In 1990 he has taken over the Drawing Workshop at the Chair of Painting and Drawing of Professor Gostomski. In 2002, he received the professorship at his home academy. He holds the position of the Vice-President. He is considered as one of the most outstanding representatives of Polish contemporary art.
He was born in Podlasie region, in Dołhobrody at the Bug river, in the Hanna commune, in the north-eastern part of the poviat of Włodawa. It played a significant role in his artistic work. Both the outstanding beauty of the landscape of his homeland and its community have become the source of unending artistic inspiration. Unusual attention he gives to this place and the people who are so close to him, as well as the authenticity and sincerity of his artistic statement, arising out of the need of self-definition and the sense of mission in the work of preserving the world that is passing away, gives birth to unusual creativity, with exceptional emotional charge and excellent form.
We can distinguish two kinds of works in his creative activity: the portrait and the moody and symbolic landscapes. The heroes of a rich gallery of portraits are parents, cousins, neighbours. An inquisitive characterisation of the model is combined by the artist with the mastery of painting technique, also present in moody and symbolic landscapes, the major topic of them being the river Bug.

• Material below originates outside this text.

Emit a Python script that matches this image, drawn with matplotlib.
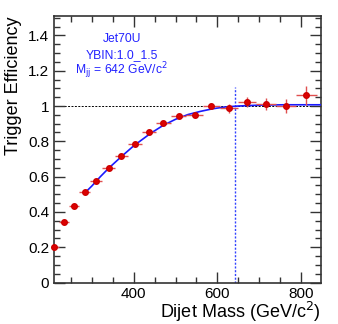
import matplotlib
matplotlib.use("Agg")
import matplotlib.pyplot as plt
from matplotlib.ticker import MultipleLocator, FuncFormatter

plt.rcParams['font.family'] = ['Liberation Sans', 'DejaVu Sans']

# Data (bin centres, half widths, efficiency, errors)
mass = [208.5, 232, 257, 283, 310.5, 339.5, 370, 402.5, 436, 471, 507.5,
        545.5, 585.5, 627.5, 671, 716.5, 764, 813]
half_width = [11.5, 12, 13, 13, 14.5, 14.5, 16, 16.5, 17, 18, 18.5,
              19.5, 20.5, 21.5, 22, 23.5, 24, 25]
eff = [0.203, 0.341, 0.433, 0.511, 0.575, 0.649, 0.715, 0.783, 0.851, 0.904,
       0.943, 0.951, 0.998, 0.987, 1.023, 1.010, 1.000, 1.061]
eff_err = [0.003, 0.004, 0.004, 0.005, 0.005, 0.006, 0.006, 0.006, 0.006,
           0.007, 0.008, 0.010, 0.017, 0.024, 0.026, 0.035, 0.042, 0.053]

# Fit curve
fit_x = [283, 300, 320, 340, 370, 400, 440, 470, 500, 530, 560, 590, 620,
         650, 700, 760, 848]
fit_y = [0.508, 0.548, 0.600, 0.648, 0.713, 0.775, 0.845, 0.890, 0.925,
         0.952, 0.970, 0.985, 0.995, 1.000, 1.005, 1.007, 1.007]

mjj_cut = 642
labels = ["Jet70U", "YBIN:1.0_1.5", r"M$_{\rm jj}$ = 642 GeV/c$^{2}$"]

fig = plt.figure(figsize=(3.38, 3.24), dpi=100)
ax = fig.add_axes([0.1598, 0.128, 0.7899, 0.8226])

ax.axhline(1.0, color='black', lw=0.7, ls=(0, (2, 1.5)), zorder=1)
ax.plot([mjj_cut, mjj_cut], [0, 1.108], color='#3344ff', lw=1.0,
        ls=(0, (1.5, 1.2)), zorder=2)
ax.plot(fit_x, fit_y, color='#1a1aff', lw=1.2, zorder=3)
ax.errorbar(mass, eff, xerr=half_width, yerr=eff_err, fmt='none',
            ecolor='#e05050', elinewidth=1.0, capsize=0, zorder=4)
ax.plot(mass, eff, 'o', color='#dd0000', ms=4.0, mec='#cc0000', zorder=5,
        clip_on=False)

ax.set_xlim(209, 848)
ax.set_ylim(0, 1.51)

ax.xaxis.set_major_locator(MultipleLocator(200))
ax.xaxis.set_minor_locator(MultipleLocator(50))
ax.yaxis.set_major_locator(MultipleLocator(0.2))
ax.yaxis.set_minor_locator(MultipleLocator(0.05))
ax.yaxis.set_major_formatter(FuncFormatter(lambda v, p: ('%g' % round(v, 2))))
ax.tick_params(which='both', direction='in', top=True, right=True,
               labelsize=11, color='#333333')
ax.tick_params(which='major', length=8, width=1)
ax.tick_params(which='minor', length=4, width=1)
for s in ax.spines.values():
    s.set_color('#333333')
    s.set_linewidth(1.2)

ax.set_xlabel(r'Dijet Mass (GeV/c$^{2}$)', fontsize=13, loc='right',
              labelpad=-1)
ax.set_ylabel('Trigger Efficiency', fontsize=13, loc='top', labelpad=4)

for i, t in enumerate(labels):
    ax.text(0.254, 0.915 - i * 0.061, t, transform=ax.transAxes,
            ha='center', va='center', color='#2222ff', fontsize=8.7)

fig.savefig('out.png', dpi=100)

The author thus speaks about his work:
“…I paint my life, my agonies, desires and yearnings, my Mom, neighbours, the manure, the grey of the field, the night, cock’s crowing in the morning. I paint peasantry in its everyday life, in grey in its various shades. It gives the tone to everything, it gives rise to all the peasant’s commonness, but its strength also. Today, we know less and less on what the peasant’s world is like, it is more and more difficult to look into his face, grab the sleeve of his jacket to ask him, what he is like. When peasants go away, as they do, as the countryside goes away, the countryside that coped on its own with life, love, culture, faith… It has invented itself and for itself – and for us – its greatest chef d’oeuvre – the Christ as the Man of Sorrows. It cured itself and scared itself inventing legions of ghosts, sceptres, devils. If such countryside goes away, a few portraits of it will be at least left behind. As on the stone, let footprints be left with us that here at the end of the world lived people who loved, suffered, and died. Close to the Polish soul, very very close to the land”.
“My painting is very much like as if I wrote… a testament, on behalf of all those peasants, who were and passed away, in the name of the Father and Mother and You all, where the peasant’s world ends. I want to paint such a peasant’s world, so as memory stays of this world lived through and passing away, which I hold as my best friend…”.